26.03.2017

Molekulargenetik eröffnet Therapieoption gegen Herzrasen

Als Ursache für Herzrasen, das bei Überanstrengung oder Stress auftritt, haben Forscher der Philipps-Universität Marburg ein bestimmtes Gen dingfest gemacht.

Aus dem Takt: Enthält der Bauplan einer Ionenschleuse nur einen einzigen veränderten Gen-Buchstaben, so gerät der Rhythmus des Herzens durcheinander. Das hat ein Forschungsteam aus Marburg, Ulm, Kiel, Münster und Talca in Chile entdeckt, als es molekulargenetisch untersuchte, was hinter dem Herzrasen bestimmter Patienten steckt. Die Gruppe fand auch einen Wirkstoff, der den Ausfall der Schleuse wettmacht (siehe EMBO Molecular Medicine, Online-Veröffentlichung am 27.2.2017).

Unter Herzrasen versteht man einen beschleunigten Herzschlag, der lebensbedrohliche Ausmaße annehmen kann.
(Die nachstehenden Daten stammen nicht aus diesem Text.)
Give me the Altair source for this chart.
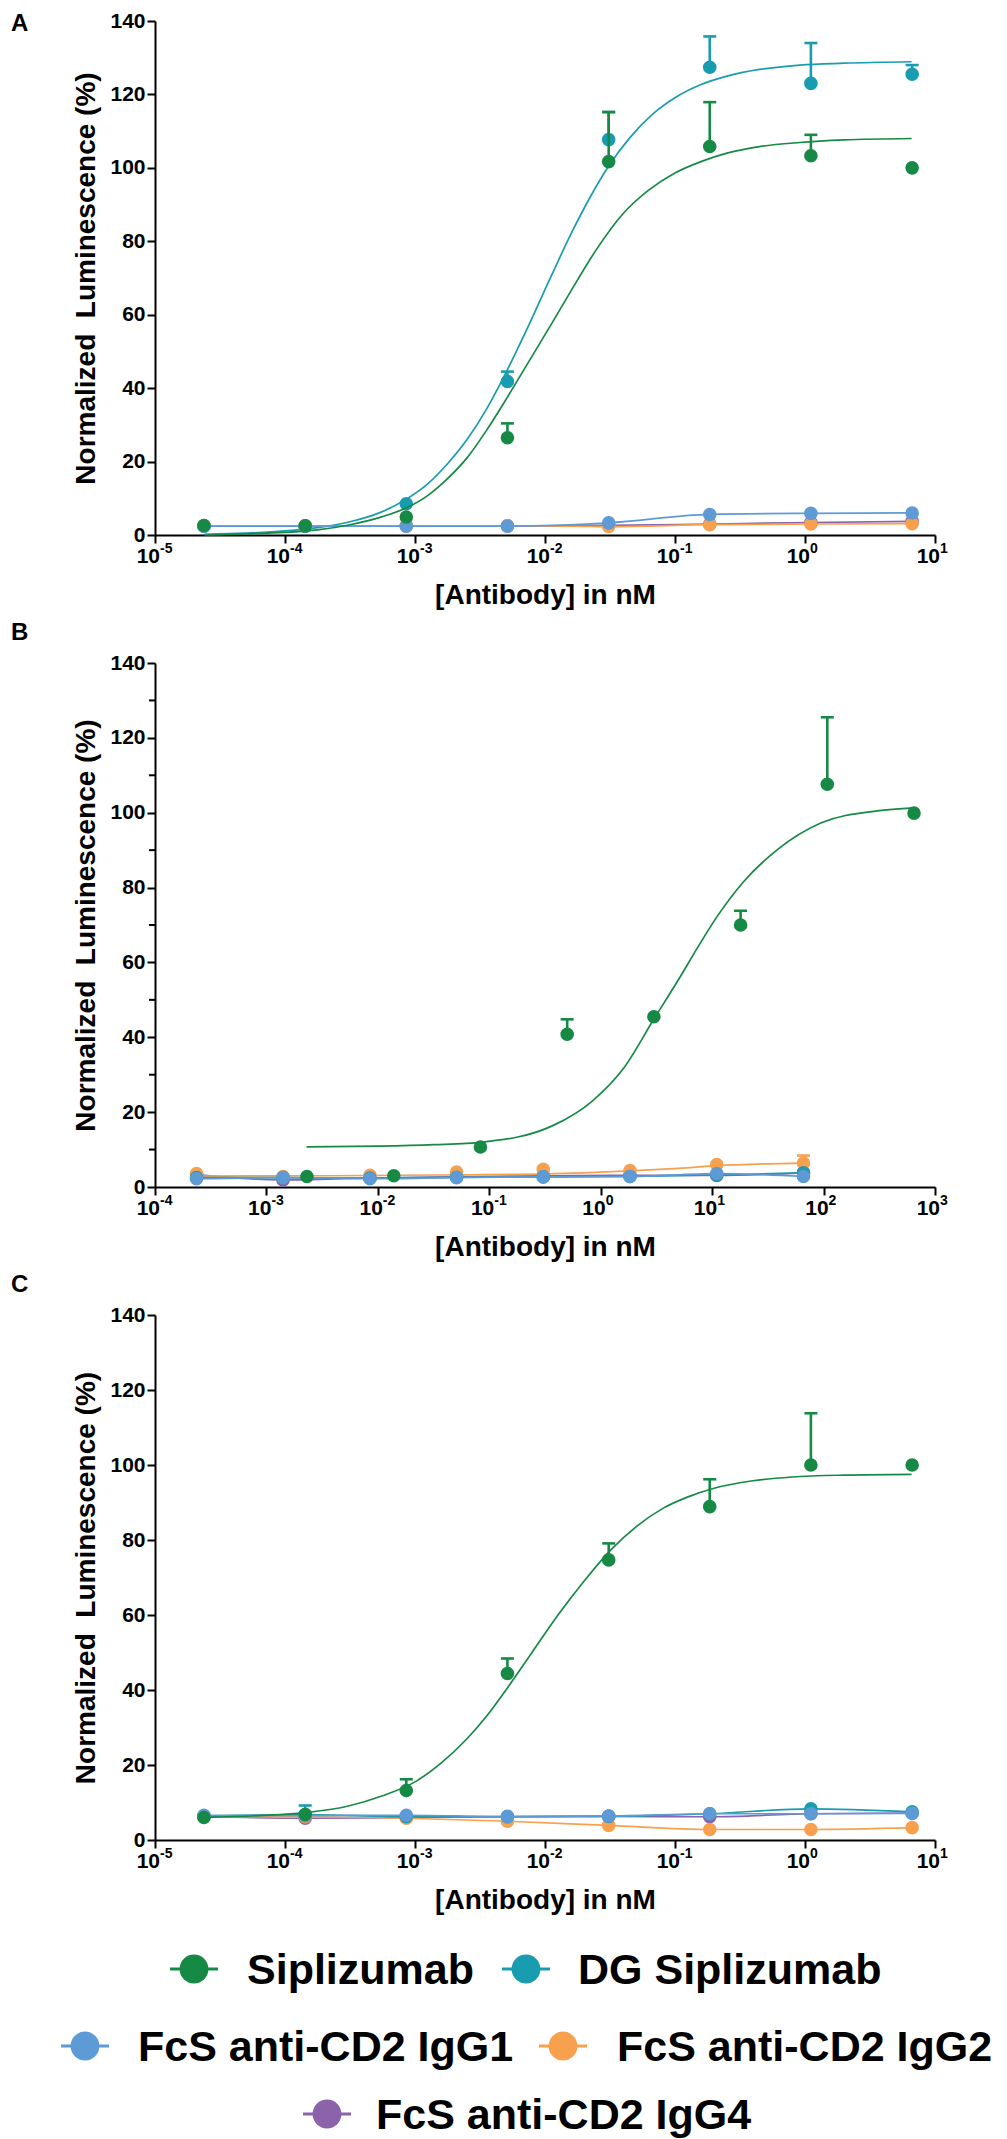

Oftmals tragen äußere Anlässe wie Überanstrengung oder Stress dazu bei, dass die Störung auftritt. „Wir haben ein bislang unentdecktes Gen für diese Art von Herzrhythmusstörungen gefunden", erklärt Prof. Dr. Niels Decher von der Philipps-Universität Marburg, der die Untersuchungen zusammen mit seinem Kollegen Professor Dr. Eric Schulze-Bahr von der Universität Münster leitete.

Das Forschungsteam untersuchte mehr als 430 Patienten mit ungeklärten Herzrhythmusstörungen, darunter Fälle, bei denen das Herzrasen vom Ausflusstrakt der rechten Herzkammer ausgeht (Right ventricular outflow tract ventricular tachycardia, RVOT-VT). „Die genetische Basis der Erkrankung ist bislang weitgehend unbekannt", führt Seniorautor Schulze-Bahr aus.

Bei einem der Betroffenen stieß das Team auf eine bisher unentdeckte Genveränderung: Diese bewirkt, dass Kaliumkanäle eines bestimmten Typs einen falschen Baustein enthalten. Seit seinem 45sten Lebensjahr leidet der Patient unter wiederkehrendem Herzrasen, das durch körperliche Belastung oder Stress ausgelöst werden kann. Die Wissenschaftler entschlüsselten das Erbgut des Patienten Buchstabe für Buchstabe, um zusätzliche Unregelmäßigkeiten auszuschließen, die die Herztätigkeit beeinträchtigen.

Dass unser Herz schlägt, verdankt es elektrischen Signalen und deren Weiterleitung; die elektrischen Signale ihrerseits beruhen auf Ionen, das sind geladene Teilchen, die innerhalb von Zellen anders verteilt sind als außerhalb. Der betroffene Kaliumkanal kann geladene Kaliumionen von einer Seite der Zellhülle auf die andere Seite schleusen, um die Ionenverteilung aufrechtzuerhalten. Andersartige Ionen lässt der Kanal hingegen normalerweise nicht hindurch.

Die Genveränderung (Mutation) bewirkt indes, dass Natriumionen die Schleuse passieren können, was offenbar die elektrische Erregbarkeit des Herzens stark beeinträchtigt. Überdies ändern die betroffenen Schleusen ihre Aktivität, wenn sich das Muskelgewebe dehnt: „Wir fanden heraus, dass der abgewandelte Kanal eine erhöhte Dehnungsempfindlichkeit aufweist und auf Stresshormone anders reagiert als normalerweise", legt Decher dar. Alles zusammen führt dazu, dass es zu Rhythmusstörungen des Herzens kommt.

Die gute Nachricht: Die Autorinnen und Autoren fanden auch einen Wirkstoff, der die Eigenschaften des Kanals vollständig wiederherstellt - dieser birgt also das Potenzial für ein Medikament. „Um Herzrhythmusstörungen zu vermeiden, benötigt das gesunde Herz Ionenkanäle, die durch die Muskeldehnung aktiviert werden", fasst Decher die Befunde zusammen.